Mr. Smith : In drawing up her Government's Official Secrets Bill, the Prime Minister and her Home Secretary have excluded from it any rights of public interest as a defence for disclosure. Why have they done that? Has the Prime Minister forgotten that the public interest is what government is supposed to be about?
The Prime Minister : The Bill has been published. I am advised that there are no such rights now as those to which the hon. Gentleman refers. The Bill has, on the whole, been much welcomed as an advance on the previous measure. There will be abundant chances to debate it on Second Reading and in Committee.
Mr. Lawrence : Is my right hon. Friend aware that shortly after the PLO spokesman in London was convincing the right hon. Member for Manchester, Gorton (Mr. Kaufman) that the PLO would recognise the existence of the state of Israel, the BBC reported that the PLO foreign affairs spokesman in New York denied that any such statement had been made and refused to endorse it?

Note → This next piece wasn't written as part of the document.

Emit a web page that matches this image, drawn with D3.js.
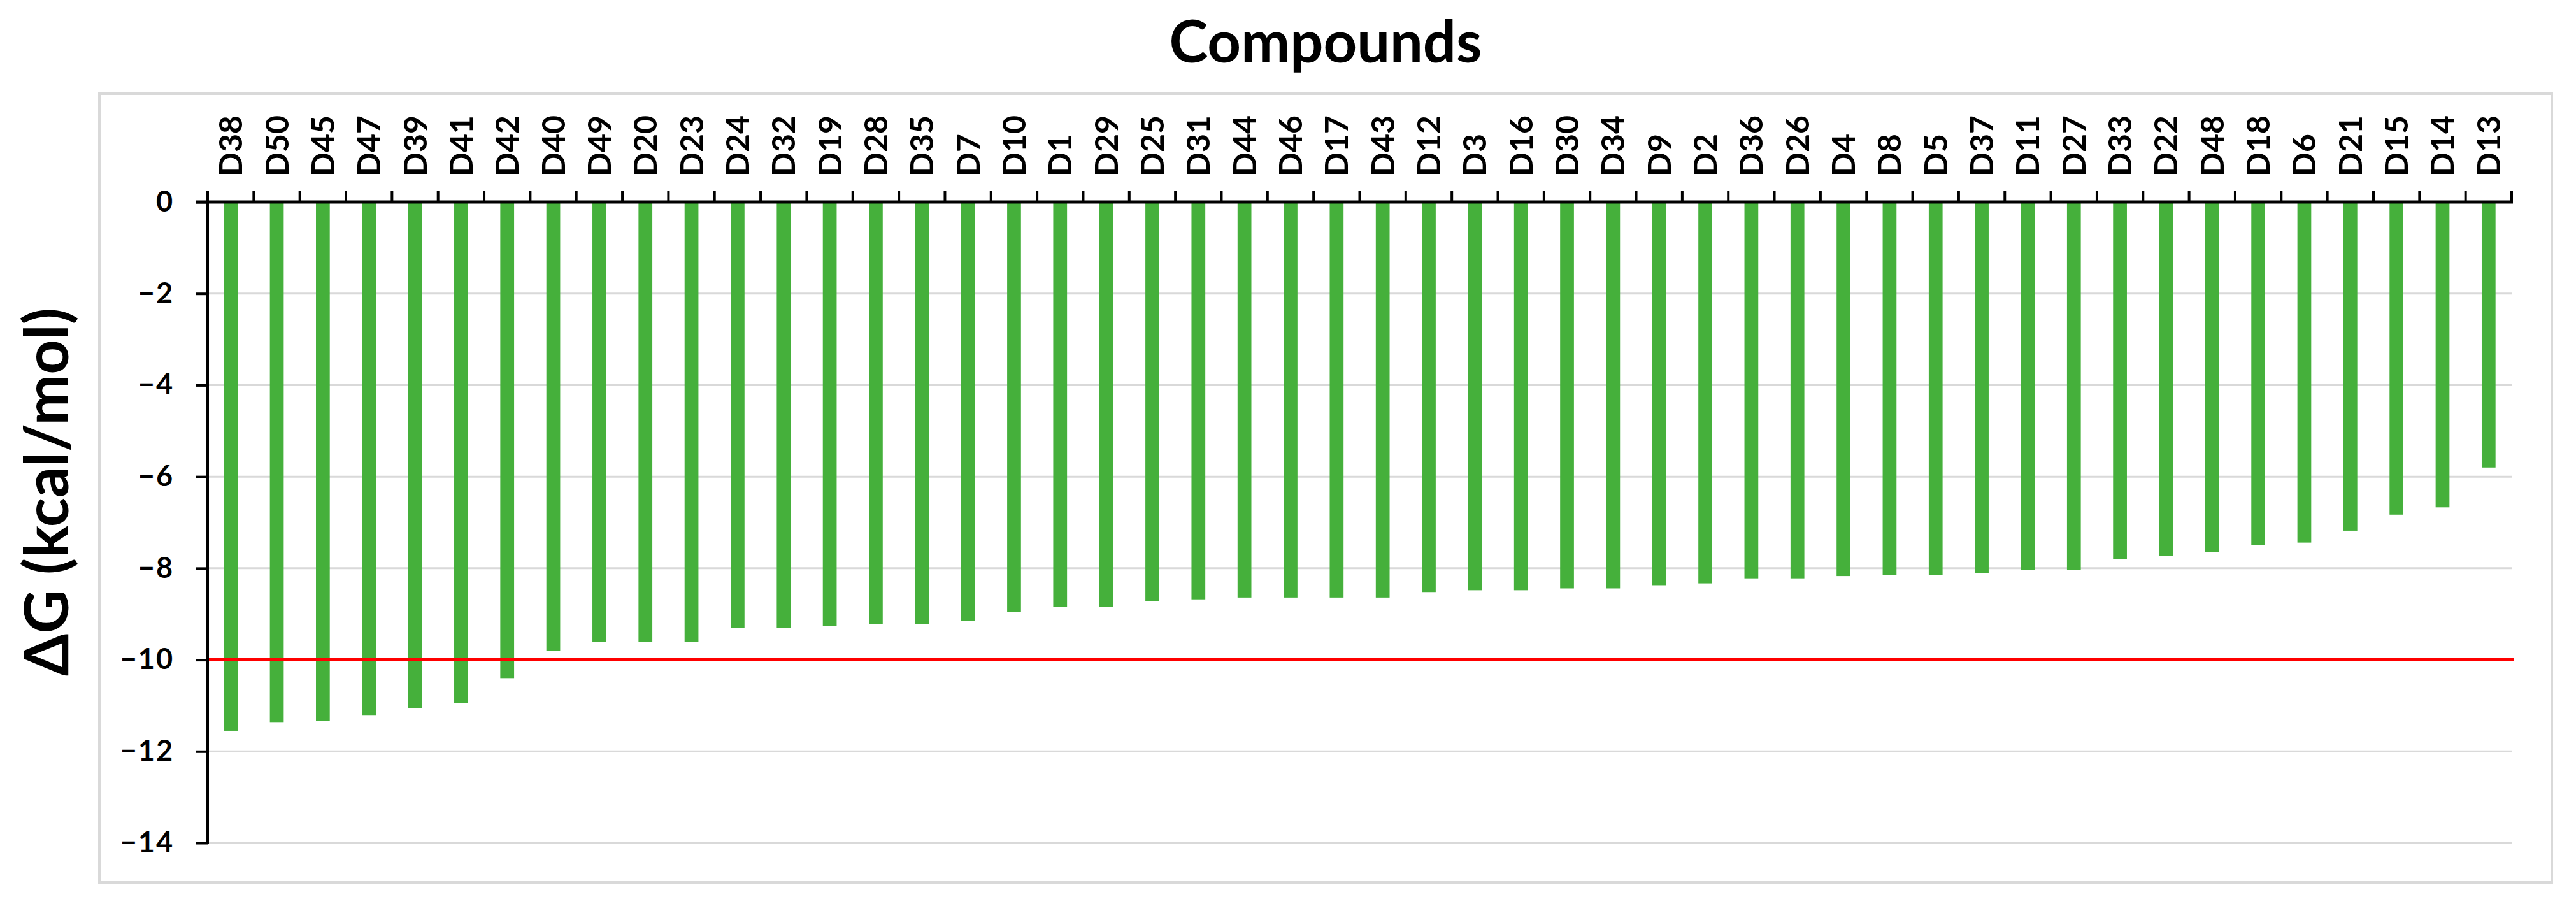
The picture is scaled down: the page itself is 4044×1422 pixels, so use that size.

Is my right hon. Friend aware also that the whole House is behind her stand against terrorism? It is perfectly consistent with that stand that any Government should say to anybody--
The Prime Minister : As far back as 1985, when we were considering speaking to certain PLO executive members, I made clear my position that three conditions must clearly be met. First, that United Nations resolutions 242 and 338 must be clearly accepted ; secondly, that Israel's right to exist behind secure borders must be clearly and explicitly accepted ; thirdly, that violence must be utterly rejected. When the Palestinian National Council resolution came out, I took the view that, although it was not absolutely clear, what had been done in respect of United Nations resolution 242, although allied to other United Nations resolutions, was a clear step forward. On the other hand, Israel's right to exist has not been explicitly recognised, nor has violence been utterly renounced.